— To do —
Report the count of lines that carry the string "chart", and add nothing.

[Records with drawing code]
*-*-*

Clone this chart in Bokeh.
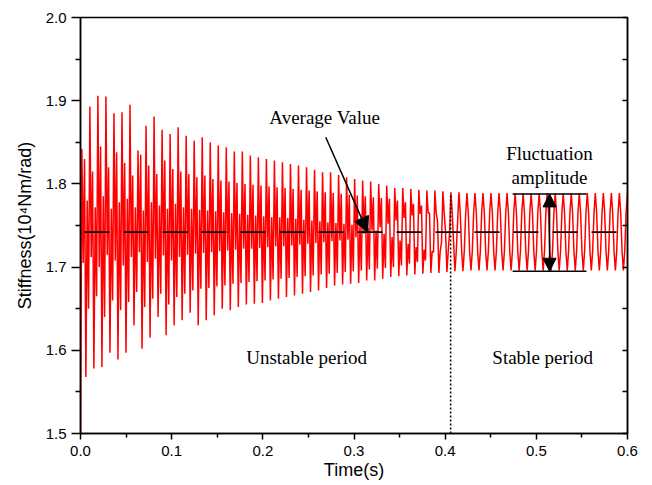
import numpy as np
from bokeh.plotting import figure
from bokeh.models import (Range1d, LinearAxis, FixedTicker, SingleIntervalTicker,
                          PrintfTickFormatter, Arrow, NormalHead, Label)
from bokeh.embed import file_html
from bokeh.resources import INLINE

# ---------------- data ----------------
period = 0.0088          # oscillation period (s)
t_first = 0.0015         # time of first peak (s)
start_time = 0.0
start_value = 1.5
avg_value = 1.742        # average stiffness
amp_hi = 1.788           # fluctuation amplitude upper bound
amp_lo = 1.695           # fluctuation amplitude lower bound
t_stable = 0.406         # boundary unstable / stable period

x_ticks = [0.0, 0.1, 0.2, 0.3, 0.4, 0.5, 0.6]
y_ticks = [1.5, 1.6, 1.7, 1.8, 1.9, 2.0]

# per cycle: main peak, dip, secondary peak, main trough, rise, secondary trough
peaks = [1.842, 1.893, 1.906, 1.905, 1.885, 1.886, 1.895, 1.840, 1.870, 1.881,
         1.865, 1.860, 1.868, 1.858, 1.852, 1.856, 1.850, 1.846, 1.844, 1.839,
         1.839, 1.834, 1.832, 1.830, 1.828, 1.826, 1.824, 1.822, 1.820, 1.817,
         1.814, 1.814, 1.811, 1.808, 1.806, 1.804, 1.803, 1.800, 1.798, 1.795,
         1.795, 1.794, 1.793, 1.792, 1.792, 1.791, 1.790, 1.790, 1.789, 1.789,
         1.789, 1.789, 1.789, 1.789, 1.789, 1.789, 1.789, 1.789, 1.789, 1.789,
         1.789, 1.789, 1.789, 1.789, 1.789, 1.789, 1.789, 1.789]
dips = [1.705, 1.712, 1.700, 1.715, 1.708, 1.702, 1.712, 1.718, 1.706, 1.710,
        1.714, 1.708, 1.712, 1.715, 1.716, 1.717, 1.718, 1.719, 1.720, 1.721,
        1.722, 1.722, 1.723, 1.724, 1.725, 1.725, 1.726, 1.727, 1.728, 1.729,
        1.730, 1.731, 1.732, 1.733, 1.736, 1.740, 1.744, 1.748, 1.752, 1.756,
        1.759, 1.762, 1.764, 1.765, 1.765, 1.765, 1.765, 1.765, 1.765, 1.765,
        1.765, 1.765, 1.765, 1.765, 1.765, 1.765, 1.765, 1.765, 1.765, 1.765,
        1.765, 1.765, 1.765, 1.765, 1.765, 1.765, 1.765, 1.765]
sec_peaks = [1.830, 1.815, 1.845, 1.820, 1.838, 1.825, 1.810, 1.835, 1.822, 1.812,
             1.828, 1.818, 1.815, 1.812, 1.808, 1.810, 1.806, 1.804, 1.803, 1.801,
             1.800, 1.799, 1.798, 1.797, 1.796, 1.795, 1.794, 1.793, 1.792, 1.791,
             1.790, 1.789, 1.788, 1.787, 1.786, 1.785, 1.784, 1.783, 1.782, 1.780,
             1.778, 1.776, 1.774, 1.765, 1.755, 1.742, 1.730, 1.721, 1.719, 1.719,
             1.719, 1.719, 1.719, 1.719, 1.719, 1.719, 1.719, 1.719, 1.719, 1.719,
             1.719, 1.719, 1.719, 1.719, 1.719, 1.719, 1.719, 1.719]
troughs = [1.568, 1.578, 1.580, 1.597, 1.589, 1.597, 1.630, 1.602, 1.615, 1.640,
           1.618, 1.630, 1.636, 1.645, 1.630, 1.636, 1.642, 1.650, 1.648, 1.652,
           1.655, 1.656, 1.657, 1.660, 1.662, 1.664, 1.666, 1.668, 1.670, 1.672,
           1.675, 1.678, 1.679, 1.680, 1.681, 1.684, 1.684, 1.686, 1.688, 1.689,
           1.690, 1.691, 1.692, 1.693, 1.693, 1.694, 1.695, 1.695, 1.696, 1.696,
           1.696, 1.696, 1.696, 1.696, 1.696, 1.696, 1.696, 1.696, 1.696, 1.696,
           1.696, 1.696, 1.696, 1.696, 1.696, 1.696, 1.696, 1.696]
rises = [1.780, 1.772, 1.785, 1.770, 1.778, 1.782, 1.772, 1.768, 1.778, 1.774,
         1.770, 1.776, 1.772, 1.770, 1.769, 1.768, 1.767, 1.766, 1.765, 1.764,
         1.763, 1.762, 1.761, 1.760, 1.760, 1.759, 1.758, 1.757, 1.756, 1.755,
         1.754, 1.753, 1.752, 1.751, 1.750, 1.747, 1.744, 1.740, 1.736, 1.732,
         1.728, 1.724, 1.721, 1.719, 1.719, 1.719, 1.719, 1.719, 1.719, 1.719,
         1.719, 1.719, 1.719, 1.719, 1.719, 1.719, 1.719, 1.719, 1.719, 1.719,
         1.719, 1.719, 1.719, 1.719, 1.719, 1.719, 1.719, 1.719]
sec_troughs = [1.650, 1.665, 1.640, 1.660, 1.648, 1.658, 1.670, 1.652, 1.662, 1.668,
               1.655, 1.664, 1.668, 1.672, 1.674, 1.675, 1.677, 1.678, 1.680, 1.681,
               1.682, 1.683, 1.684, 1.685, 1.686, 1.687, 1.688, 1.689, 1.690, 1.691,
               1.692, 1.693, 1.694, 1.695, 1.696, 1.697, 1.698, 1.699, 1.700, 1.702,
               1.704, 1.706, 1.708, 1.718, 1.730, 1.742, 1.754, 1.763, 1.765, 1.765,
               1.765, 1.765, 1.765, 1.765, 1.765, 1.765, 1.765, 1.765, 1.765, 1.765,
               1.765, 1.765, 1.765, 1.765, 1.765, 1.765, 1.765, 1.765]

# ---------------- build the signal polyline ----------------
ts = [start_time]
vs = [start_value]
n = len(peaks)
for i in range(n):
    t0 = t_first + i * period
    row = [peaks[i], dips[i], sec_peaks[i], troughs[i], rises[i], sec_troughs[i]]
    for k, v in enumerate(row):
        ts.append(t0 + k * period / 6.0)
        vs.append(v)
ts.append(t_first + n * period)
vs.append(peaks[-1])

# ---------------- figure ----------------
p = figure(width=652, height=485, output_backend="svg", toolbar_location=None,
           x_range=Range1d(0, 0.6), y_range=Range1d(1.5, 2.0),
           min_border_left=80, min_border_right=25, min_border_top=17,
           min_border_bottom=52)
p.grid.visible = False
p.outline_line_color = "black"
p.outline_line_width = 1.5
p.background_fill_color = "white"
p.border_fill_color = "white"

p.line(ts, vs, line_color="#FF0000", line_width=1.5)

# average dashed line
p.line([0.0044, 0.6], [avg_value, avg_value], line_color="black", line_width=1.6,
       line_dash="25 14")
# stable boundary dotted line
p.line([t_stable, t_stable], [1.5, amp_hi], line_color="black", line_width=1.5,
       line_dash="2 2")
# fluctuation amplitude bars
p.segment(x0=[0.474, 0.474], y0=[amp_hi, amp_lo], x1=[0.555, 0.555], y1=[amp_hi, amp_lo],
          line_color="black", line_width=1.5)

head = dict(size=13, fill_color="black", line_color="black")
p.add_layout(Arrow(start=NormalHead(**head), end=NormalHead(**head),
                   x_start=0.5145, y_start=amp_lo, x_end=0.5145, y_end=amp_hi,
                   line_color="black", line_width=1.5))
p.add_layout(Arrow(end=NormalHead(size=15, fill_color="black", line_color="black"),
                   x_start=0.269, y_start=1.856,
                   x_end=0.315, y_end=avg_value, line_color="black", line_width=1.5))

serif = "Liberation Serif"
for txt, x, y in [("Average Value", 0.268, 1.880), ("Fluctuation", 0.5145, 1.8365),
                  ("amplitude", 0.5145, 1.8077), ("Unstable period", 0.248, 1.591),
                  ("Stable period", 0.507, 1.591)]:
    p.add_layout(Label(x=x, y=y, text=txt, text_font=serif, text_font_size="19px",
                       text_align="center", text_baseline="middle", text_color="black"))

# axes
sans = "Liberation Sans"
p.xaxis.ticker = FixedTicker(ticks=x_ticks,
                             minor_ticks=[0.05, 0.15, 0.25, 0.35, 0.45, 0.55])
p.yaxis.ticker = FixedTicker(ticks=y_ticks,
                             minor_ticks=[1.55, 1.65, 1.75, 1.85, 1.95])
p.xaxis.formatter = PrintfTickFormatter(format="%.1f")
p.yaxis.formatter = PrintfTickFormatter(format="%.1f")
p.xaxis.axis_label = "Time(s)"
p.yaxis.axis_label = "Stiffness(10\u2074Nm/rad)"
for ax in (p.xaxis[0], p.yaxis[0]):
    ax.axis_line_width = 1.5
    ax.major_tick_line_width = 1.5
    ax.minor_tick_line_width = 1.5
    ax.major_tick_in = 0
    ax.minor_tick_in = 0
    ax.major_label_text_font = sans
    ax.major_label_text_font_size = "15px"
    ax.major_label_text_color = "black"
    ax.axis_label_text_font = sans
    ax.axis_label_text_font_size = "18px"
    ax.axis_label_text_font_style = "normal"
    ax.axis_label_text_color = "black"
p.yaxis.major_tick_out = 9
p.yaxis.minor_tick_out = 5
p.xaxis.major_tick_out = 6
p.xaxis.minor_tick_out = 4
p.xaxis.major_label_standoff = 6
p.yaxis.axis_label_standoff = 8
p.xaxis.axis_label_standoff = 1

right = LinearAxis(ticker=SingleIntervalTicker(interval=0.05, num_minor_ticks=0),
                   major_label_text_font_size="0px", major_tick_in=5, major_tick_out=0,
                   minor_tick_in=0, minor_tick_out=0, axis_line_width=1.5,
                   major_tick_line_width=1.5)
p.add_layout(right, "right")

open("out.html", "w").write(file_html(p, INLINE))
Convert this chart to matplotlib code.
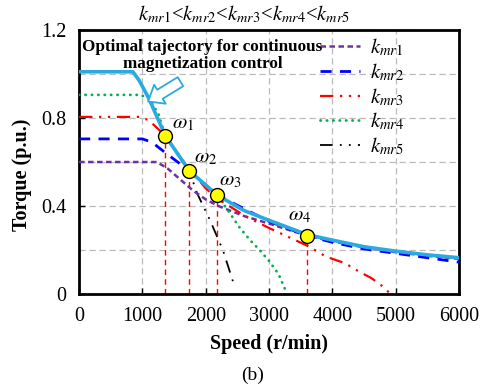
import numpy as np
import matplotlib
matplotlib.use("Agg")
import matplotlib.pyplot as plt

plt.rcParams['font.family'] = ['Liberation Serif', 'DejaVu Serif']
plt.rcParams['mathtext.fontset'] = 'stix'

# optimal trajectory (continuous magnetization control)
opt_speed = [0, 850, 950, 1100, 1360, 1740, 2180, 2600, 3000, 3600, 4000, 4500, 5000, 5500, 6000]
opt_torque = [1.01, 1.01, 0.97, 0.89, 0.72, 0.56, 0.45, 0.38, 0.335, 0.27, 0.245, 0.215, 0.195, 0.178, 0.165]

k1_speed = [0, 1230, 1400, 1600, 1800, 2000, 2200, 2600, 3000, 3600, 4000, 4500, 5000, 5500, 6000]
k1_torque = [0.60, 0.60, 0.57, 0.52, 0.47, 0.43, 0.40, 0.355, 0.32, 0.265, 0.24, 0.212, 0.19, 0.174, 0.16]

k2_speed = [0, 1000, 1150, 1350, 1740, 2180, 3000, 3600, 4000, 4500, 5000, 5500, 6000]
k2_torque = [0.705, 0.705, 0.69, 0.645, 0.56, 0.45, 0.33, 0.265, 0.235, 0.205, 0.185, 0.165, 0.145]

k3_speed = [0, 960, 1100, 1360, 1600, 1800, 2000, 2200, 2650, 3000, 3600, 3900, 4200, 4430, 4600, 4750, 4900]
k3_torque = [0.805, 0.805, 0.79, 0.72, 0.62, 0.55, 0.48, 0.43, 0.35, 0.30, 0.22, 0.17, 0.14, 0.10, 0.075, 0.045, 0.005]

k4_speed = [0, 960, 1100, 1250, 1360, 1740, 2180, 2350, 2540, 2700, 2850, 3000, 3150, 3270]
k4_torque = [0.905, 0.905, 0.89, 0.82, 0.72, 0.56, 0.45, 0.38, 0.30, 0.245, 0.20, 0.15, 0.09, 0.01]

k5_speed = [0, 850, 950, 1100, 1360, 1740, 1860, 2060, 2270, 2460]
k5_torque = [1.01, 1.01, 0.97, 0.89, 0.72, 0.56, 0.46, 0.34, 0.20, 0.03]

w_speed = [1360, 1740, 2180, 3600]
w_torque = [0.72, 0.56, 0.45, 0.265]
w_labels = [r'$\omega_1$', r'$\omega_2$', r'$\omega_3$', r'$\omega_4$']

labels = [r'$k_{mr1}$', r'$k_{mr2}$', r'$k_{mr3}$', r'$k_{mr4}$', r'$k_{mr5}$']

fig = plt.figure(figsize=(4.88, 3.89), dpi=100)
ax = fig.add_axes([0.162, 0.244, 0.779, 0.679])

ax.plot(k1_speed, k1_torque, color='#7030A0', lw=1.8, dashes=(2.2, 1.4), label=labels[0], zorder=3)
ax.plot(k2_speed, k2_torque, color='#0000FF', lw=2.0, dashes=(4, 3), label=labels[1], zorder=3)
ax.plot(k3_speed, k3_torque, color='#FF0000', lw=1.6, dashes=(6, 3, 1, 3, 1, 3), label=labels[2], zorder=3)
ax.plot(k4_speed, k4_torque, color='#00B050', lw=2.0, linestyle=(0, (0.1, 2.2)),
        dash_capstyle='round', label=labels[3], zorder=3)
ax.plot(k5_speed, k5_torque, color='black', lw=1.3, dashes=(7, 4, 1, 4, 1, 4), label=labels[4], zorder=2)
ax.plot(opt_speed, opt_torque, color='#29ABE2', lw=2.6, zorder=4)

for s, t in zip(w_speed, w_torque):
    ax.plot([s, s], [0, t], color='#FF0000', lw=1.0, dashes=(4, 3), zorder=2)
ax.plot(w_speed, w_torque, 'o', ms=10, mfc='#FFFF00', mec='black', mew=1.0, zorder=6)
offs = [(18, 12), (16, 13), (13, 14), (-8, 20)]
for s, t, lab, o in zip(w_speed, w_torque, w_labels, offs):
    ax.annotate(lab, (s, t), xytext=o, textcoords='offset pixels', fontsize=15,
                ha='center', va='center', zorder=7)

ax.text(1950, 1.16, 'Optimal tajectory for continuous\nmagnetization control', fontsize=12.3,
        fontweight='bold', ha='center', va='top', linespacing=1.08, zorder=7)
ax.annotate('', xy=(1090, 0.875), xytext=(1600, 0.965),
            arrowprops=dict(arrowstyle='simple,head_length=0.5,head_width=0.8,tail_width=0.38',
                            mutation_scale=20, shrinkA=0, shrinkB=0,
                            fc='white', ec='#29ABE2', lw=1.3), zorder=7)

ax.set_xlim(0, 6000)
ax.set_ylim(0, 1.2)
ax.set_xticks(np.arange(0, 6001, 1000))
ax.set_yticks([0, 0.4, 0.8, 1.2])
ax.set_yticklabels(['0', '0.4', '0.8', '1.2'])
ax.set_yticks([0.2, 0.6, 1.0], minor=True)
ax.grid(True, which='both', color='#BBBBBB', linestyle=(0, (5, 3)), lw=0.9)
ax.tick_params(direction='in', labelsize=14.5, length=4, width=1, pad=9)
ax.tick_params(which='minor', length=0)
for sp in ax.spines.values():
    sp.set_linewidth(2)

ax.set_xlabel('Speed (r/min)', fontsize=14.5, fontweight='bold', labelpad=6)
ax.set_ylabel('Torque (p.u.)', fontsize=14.5, fontweight='bold', labelpad=5)
ax.yaxis.set_label_coords(-0.125, 0.45)

ax.legend(loc='upper left', bbox_to_anchor=(0.635, 0.975), frameon=False, fontsize=15,
          handlelength=1.9, labelspacing=0.15, borderaxespad=0, borderpad=0,
          handletextpad=0.5)

fig.text(0.5, 0.962, r'$k_{mr1}$<$k_{mr2}$<$k_{mr3}$<$k_{mr4}$<$k_{mr5}$',
         fontsize=14.8, ha='center', va='center')
fig.text(0.517, 0.035, '(b)', fontsize=14, ha='center', va='center')

fig.savefig('out.png', dpi=100)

*-*-*

— Output for this task —
2